GeoGenIE not only excels in prediction accuracy compared to other existing software, but also offers a wealth of metrics and visualizations that allow users to thoroughly assess model performance. The software is highly user-friendly, ensuring that even those with limited experience in deep learning can effectively utilize its capabilities. GeoGenIE is also highly efficient, with optional parallelized bootstrapping across multiple CPU cores to speed up analysis. Users have extensive flexibility in modifying model parameters, visualization options, and preprocessing settings, all while adhering to standard best practices. GeoGenIE leverages vectorized Python modules such as numpy, scipy, scikit-learn, and pandas, ensuring both speed and reliability in processing.
SNPio is a cutting-edge software project aimed at creating a user-friendly, object-oriented Python API designed for reading, filtering, and converting various standard genomic data file formats. In the complex field of genomics, researchers often face challenges when dealing with diverse data formats and the need for efficient data manipulation tools. SNPio addresses these challenges by providing a streamlined interface that simplifies the management of genomic datasets, enabling users to focus on analysis and interpretation.
PG-SUI (Population Genomics - Supervised and Unsupervised Imputation) is an AI-based software framework developed to address the challenge of missing data in genomic SNP datasets, which is common in population genomics and can lead to biased results and reduced statistical power. PG-SUI employs both supervised and unsupervised machine learning models to accurately predict missing SNPs by analyzing non-linear patterns in existing data. The software is designed to enhance the accuracy of genomic studies, reduce the need for extensive data collection, and integrate seamlessly into bioinformatics pipelines, making it accessible to a broader range of researchers.

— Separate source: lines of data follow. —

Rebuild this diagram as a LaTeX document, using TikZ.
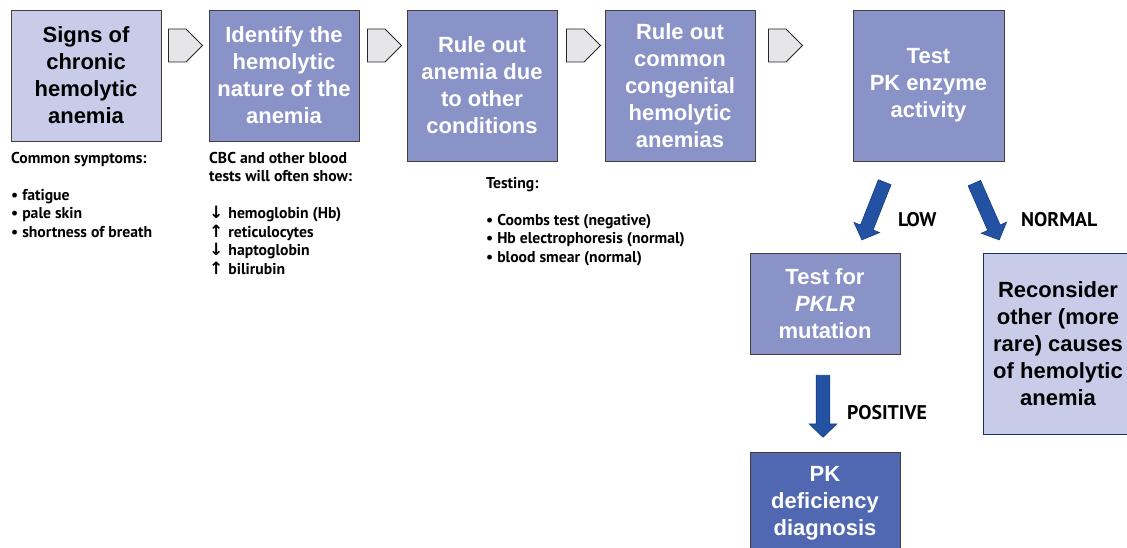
\documentclass[tikz,border=0pt]{standalone}
\usepackage{fontspec}
\setmainfont{Liberation Sans}
\newfontfamily\notefont{PT Sans}
\newfontfamily\arrowfont{DejaVu Sans}
\usetikzlibrary{shapes.symbols,shapes.arrows}
\definecolor{lightbox}{HTML}{C9CCE9}
\definecolor{midbox}{HTML}{8A93C8}
\definecolor{darkbox}{HTML}{5067B1}
\definecolor{chevfill}{HTML}{E6E6E8}
\definecolor{arrowblue}{HTML}{2352A2}
\definecolor{arrowedge}{HTML}{163C82}
\newcommand{\dn}{{\arrowfont\fontsize{17}{18.5}\selectfont ↓}\hspace{5pt}}
\newcommand{\up}{{\arrowfont\fontsize{17}{18.5}\selectfont ↑}\hspace{5pt}}
\begin{document}
\begin{tikzpicture}[x=1pt,y=-1pt,
  box/.style={draw=black!75,line width=0.8pt,minimum width=150pt,inner sep=0pt,align=center,
    font=\fontsize{22}{27}\selectfont\bfseries},
  light/.style={box,fill=lightbox,text=black},
  mid/.style={box,fill=midbox,text=white},
  dark/.style={box,fill=darkbox,text=white},
  chev/.style={signal,signal to=east,draw=black!85,fill=chevfill,line width=0.9pt,anchor=west,
    minimum width=34pt,minimum height=33pt,inner sep=0pt},
  note/.style={anchor=north west,align=left,inner sep=0pt,
    font=\notefont\fontsize{15.7}{18.5}\selectfont\bfseries},
  tag/.style={anchor=base west,inner sep=0pt,font=\notefont\fontsize{19.8}{22}\selectfont\bfseries},
  bigarrow/.style={single arrow,fill=arrowblue,draw=arrowedge,line width=0.6pt,inner sep=6.5pt,
    minimum height=62pt,single arrow head extend=7pt,single arrow tip angle=92}]
\useasboundingbox (0,0) rectangle (1127,548);
\clip (0,0) rectangle (1127,548);

% main row
\node[light,minimum height=131pt] (signs) at (86,75.5) {Signs of\\chronic\\hemolytic\\anemia};
\node[mid,minimum height=131pt] (identify) at (284,75.5) {Identify the\\hemolytic\\nature of the\\anemia};
\node[mid,minimum height=151pt] (other) at (482,85.5) {Rule out\\anemia due\\to other\\conditions};
\node[mid,minimum height=151pt] (congen) at (680,85.5) {Rule out\\common\\congenital\\hemolytic\\anemias};
\node[mid,minimum width=151pt,minimum height=151pt] (enzyme) at (928.5,85.5) {Test\\PK enzyme\\activity};

\node[chev] (c1) at (168,45.5) {};
\node[chev] (c2) at (367,45.5) {};
\node[chev] (c3) at (566,45.5) {};
\node[chev] (c4) at (768,45.5) {};

% notes
\node[note] (symptoms) at (11,152) {Common symptoms:\\[18.5pt]
  \textbullet\ fatigue\\ \textbullet\ pale skin\\ \textbullet\ shortness of breath};
\node[note] (cbc) at (209,152) {CBC and other blood\\tests will often show:\\[18.5pt]
  \dn hemoglobin (Hb)\\ \up reticulocytes\\ \dn haptoglobin\\ \up bilirubin};
\node[note] (testing) at (486,177) {Testing:\\[18.5pt]
  \textbullet\ Coombs test (negative)\\ \textbullet\ Hb electrophoresis (normal)\\
  \textbullet\ blood smear (normal)};

% branches
\node[mid,minimum height=101pt] (pklr) at (825,303.5) {Test for\\\textit{PKLR}\\mutation};
\node[dark,minimum height=102pt] (diag) at (825,503) {PK\\deficiency\\diagnosis};
\node[light,draw=arrowedge!80!black,minimum height=181pt] (rare) at (1058,343.5)
  {Reconsider\\other (more\\rare) causes\\of hemolytic\\anemia};

\node[bigarrow,rotate=248.4] (lowarr) at (874.5,208) {};
\node[bigarrow,rotate=293.7] (normarr) at (985.5,208.5) {};
\node[bigarrow,rotate=270] (posarr) at (823,403) {};

\node[tag] (low) at (898,227) {LOW};
\node[tag] (normal) at (1021,227) {NORMAL};
\node[tag] (positive) at (847,419) {POSITIVE};
\end{tikzpicture}
\end{document}
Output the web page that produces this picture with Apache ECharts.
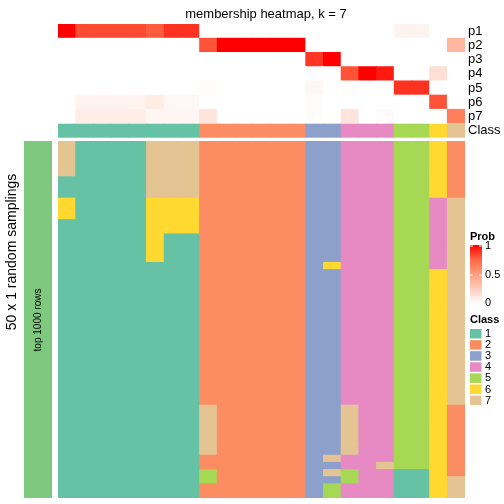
<!DOCTYPE html>
<html><head><meta charset="utf-8">
<script src="https://cdn.jsdelivr.net/npm/echarts@6/dist/echarts.min.js"></script>
<style>html,body{margin:0;padding:0;background:#fff}#c{width:504px;height:504px}</style>
</head><body><div id="c"></div>
<script>
// ---- data ----
const probRows = ['p1','p2','p3','p4','p5','p6','p7'];
const classLevels = ['1','2','3','4','5','6','7'];
const classColors = ['#66C2A5','#FC8D62','#8DA0CB','#E78AC3','#A6D854','#FFD92F','#E5C494'];
// membership probability per sample column (23 columns)
const p1 = [1.00,0.82,0.82,0.82,0.82,0.78,0.88,0.88, 0,0,0,0,0,0, 0,0, 0,0,0, 0.06,0.06, 0, 0];
const p2 = [0,0,0,0,0,0,0,0, 0.80,1,1,1,1,1, 0,0, 0,0,0, 0,0, 0, 0.38];
const p3 = [0,0,0,0,0,0,0,0, 0,0,0,0,0,0, 0.87,1.00, 0,0,0, 0,0, 0, 0];
const p4 = [0,0,0,0,0,0,0,0, 0,0,0,0,0,0, 0,0, 0.80,1.00,0.94, 0,0, 0.17, 0];
const p5 = [0,0,0,0,0,0,0,0, 0.01,0,0,0,0,0, 0.04,0, 0.01,0,0, 0.88,0.88, 0, 0];
const p6 = [0,0.06,0.06,0.06,0.06,0.10,0.04,0.04, 0,0,0,0,0,0, 0.01,0, 0,0,0, 0,0, 0.80, 0];
const p7 = [0,0.09,0.09,0.09,0.09,0.05,0.05,0.05, 0.14,0,0,0,0,0, 0.01,0, 0.14,0,0.02, 0,0, 0, 0.65];
const probData = [p1,p2,p3,p4,p5,p6,p7];
// consensus class per column
const classAnno = [1,1,1,1,1,1,1,1, 2,2,2,2,2,2, 3,3, 4,4,4, 5,5, 6, 7];
// class of each sampling (50 rows) per column, as runs [class, count]
const col00 = [[7,5],[1,3],[6,3],[1,39]];
const col01 = [[1,50]];
const col02 = [[1,50]];
const col03 = [[1,50]];
const col04 = [[1,50]];
const col05 = [[7,8],[6,9],[1,33]];
const col06 = [[7,8],[6,5],[1,37]];
const col07 = [[7,8],[6,5],[1,37]];
const col08 = [[2,37],[7,7],[2,2],[5,2],[2,2]];
const col09 = [[2,50]];
const col10 = [[2,50]];
const col11 = [[2,50]];
const col12 = [[2,50]];
const col13 = [[2,50]];
const col14 = [[3,50]];
const col15 = [[3,17],[6,1],[3,26],[7,1],[3,1],[7,1],[3,1],[5,2]];
const col16 = [[4,37],[7,7],[4,2],[5,2],[4,2]];
const col17 = [[4,50]];
const col18 = [[4,45],[7,1],[4,4]];
const col19 = [[5,46],[1,4]];
const col20 = [[5,46],[1,4]];
const col21 = [[6,8],[4,10],[6,32]];
const col22 = [[2,8],[7,29],[2,10],[7,3]];
const sampleCols = [col00,col01,col02,col03,col04,col05,col06,col07,col08,col09,col10,col11,col12,col13,col14,col15,col16,col17,col18,col19,col20,col21,col22];
const nRows = 50;
const legendProbTicks = ['1','0.5','0'];

// ---- build ----
const nCols = sampleCols.length;
const colIdx = Array.from({length:nCols},(_,i)=>i);
const rowIdx = Array.from({length:nRows},(_,i)=>i);
const probSeries = [];
probData.forEach((arr,r)=>arr.forEach((v,c)=>probSeries.push([c,r,v])));
const annoSeries = classAnno.map((v,c)=>[c,0,v]);
const mainSeries = [];
sampleCols.forEach((runs,c)=>{
  let r=0;
  runs.forEach(([cl,n])=>{ for(let k=0;k<n;k++){ mainSeries.push([c,r,cl]); r++; } });
});
const FONT = 'Liberation Sans, Arial, Helvetica, sans-serif';
const hiddenX = (gi)=>({type:'category',gridIndex:gi,data:colIdx,show:false});
const probStops = ['#FFFFFF','#FFCFBF','#FF9E81','#FF6846','#FF0000'];

function cellRender(params, api){
  const c = api.coord([api.value(0), api.value(1)]);
  const s = api.size([1,1]);
  const rect = echarts.graphic.clipRectByRect({
    x:c[0]-s[0]/2-0.4, y:c[1]-s[1]/2-0.4, width:s[0]+0.8, height:s[1]+0.8
  },{x:params.coordSys.x,y:params.coordSys.y,width:params.coordSys.width,height:params.coordSys.height});
  return rect && {type:'rect',shape:rect,style:{fill:api.visual('color')}};
}
const cellSeries = (xi,yi,data)=>({type:'custom',xAxisIndex:xi,yAxisIndex:yi,data:data,
  renderItem:cellRender,encode:{x:0,y:1},silent:true});

const chart = echarts.init(document.getElementById('c'),null,{renderer:'canvas'});
const classPieces = classColors.map((col,i)=>({value:i+1,color:col}));
classPieces.push({value:0,color:'#7FC97F'});
chart.setOption({
  animation:false,
  textStyle:{fontFamily:FONT},
  title:{text:'membership heatmap, k = 7',left:261,top:3,textAlign:'center',
    textStyle:{fontSize:13,fontWeight:'normal',color:'#000',fontFamily:FONT}},
  grid:[
    {left:58,top:24,width:407,height:99.5},
    {left:58,top:123.7,width:407,height:14},
    {left:58,top:141,width:407,height:357},
    {left:24,top:141,width:28,height:357}
  ],
  xAxis:[hiddenX(0),hiddenX(1),hiddenX(2),{type:'category',gridIndex:3,data:[0],show:false}],
  yAxis:[
    {type:'category',gridIndex:0,data:probRows,inverse:true,position:'right',
      axisLine:{show:false},axisTick:{show:false},splitLine:{show:false},
      axisLabel:{interval:0,fontSize:13,color:'#000',margin:3,fontFamily:FONT}},
    {type:'category',gridIndex:1,data:['Class'],position:'right',
      axisLine:{show:false},axisTick:{show:false},
      axisLabel:{interval:0,fontSize:13,color:'#000',margin:3,fontFamily:FONT}},
    {type:'category',gridIndex:2,data:rowIdx,inverse:true,show:false},
    {type:'category',gridIndex:3,data:[0],show:false}
  ],
  visualMap:[
    {type:'continuous',min:0,max:1,dimension:2,seriesIndex:0,show:false,inRange:{color:probStops}},
    {type:'piecewise',dimension:2,seriesIndex:[1,2,3],show:false,pieces:classPieces}
  ],
  series:[
    cellSeries(0,0,probSeries),
    cellSeries(1,1,annoSeries),
    cellSeries(2,2,mainSeries),
    cellSeries(3,3,[[0,0,0]])
  ],
  graphic:[
    {type:'text',z:100,x:12,y:252,rotation:Math.PI/2,style:{text:'50 x 1 random samplings',fontSize:14,fill:'#000',fontFamily:FONT,align:'center',verticalAlign:'middle'}},
    {type:'text',z:100,x:38,y:320,rotation:Math.PI/2,style:{text:'top 1000 rows',fontSize:10,fill:'#000',fontFamily:FONT,align:'center',verticalAlign:'middle'}},
    // Prob legend
    {type:'text',z:100,x:470,y:237,style:{text:'Prob',fontSize:11,fontWeight:'bold',fill:'#000',fontFamily:FONT,verticalAlign:'middle'}},
    {type:'rect',z:100,shape:{x:470,y:245,width:12,height:59},style:{fill:new echarts.graphic.LinearGradient(0,0,0,1,[
      {offset:0,color:probStops[4]},{offset:0.25,color:probStops[3]},{offset:0.5,color:probStops[2]},{offset:0.75,color:probStops[1]},{offset:1,color:probStops[0]}])}},
    {type:'line',z:101,shape:{x1:470,y1:246,x2:473,y2:246},style:{stroke:'#fff',lineWidth:1}},
    {type:'line',z:101,shape:{x1:479,y1:246,x2:482,y2:246},style:{stroke:'#fff',lineWidth:1}},
    {type:'line',z:101,shape:{x1:470,y1:275,x2:473,y2:275},style:{stroke:'#fff',lineWidth:1}},
    {type:'line',z:101,shape:{x1:479,y1:275,x2:482,y2:275},style:{stroke:'#fff',lineWidth:1}},
    {type:'text',z:100,x:485,y:246,style:{text:legendProbTicks[0],fontSize:11,fill:'#000',fontFamily:FONT,verticalAlign:'middle'}},
    {type:'text',z:100,x:485,y:275,style:{text:legendProbTicks[1],fontSize:11,fill:'#000',fontFamily:FONT,verticalAlign:'middle'}},
    {type:'text',z:100,x:485,y:303,style:{text:legendProbTicks[2],fontSize:11,fill:'#000',fontFamily:FONT,verticalAlign:'middle'}},
    // Class legend
    {type:'text',z:100,x:470,y:320,style:{text:'Class',fontSize:11,fontWeight:'bold',fill:'#000',fontFamily:FONT,verticalAlign:'middle'}}
  ].concat(classLevels.flatMap((lab,i)=>[
    {type:'rect',z:100,shape:{x:470,y:329+i*11.1,width:11.5,height:9.5},style:{fill:classColors[i]}},
    {type:'text',z:100,x:485,y:334+i*11.1,style:{text:lab,fontSize:11,fill:'#000',fontFamily:FONT,verticalAlign:'middle'}}
  ]))
});
</script></body></html>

ClineHelpR is an intuitive R package designed to streamline the plotting and visualization of Bayesian Genomic Cline (BGC) analyses and results from the INTROGRESS R package. Tailored for researchers working with genomic clines, ClineHelpR simplifies the detection of cline outliers and facilitates the correlation of environmental data with genomic clines and hybrid indexes. With a suite of user-friendly functions, this package empowers users to generate clear, publication-ready visualizations, making complex data more accessible and enhancing the interpretation of genomic and environmental relationships in hybrid zones.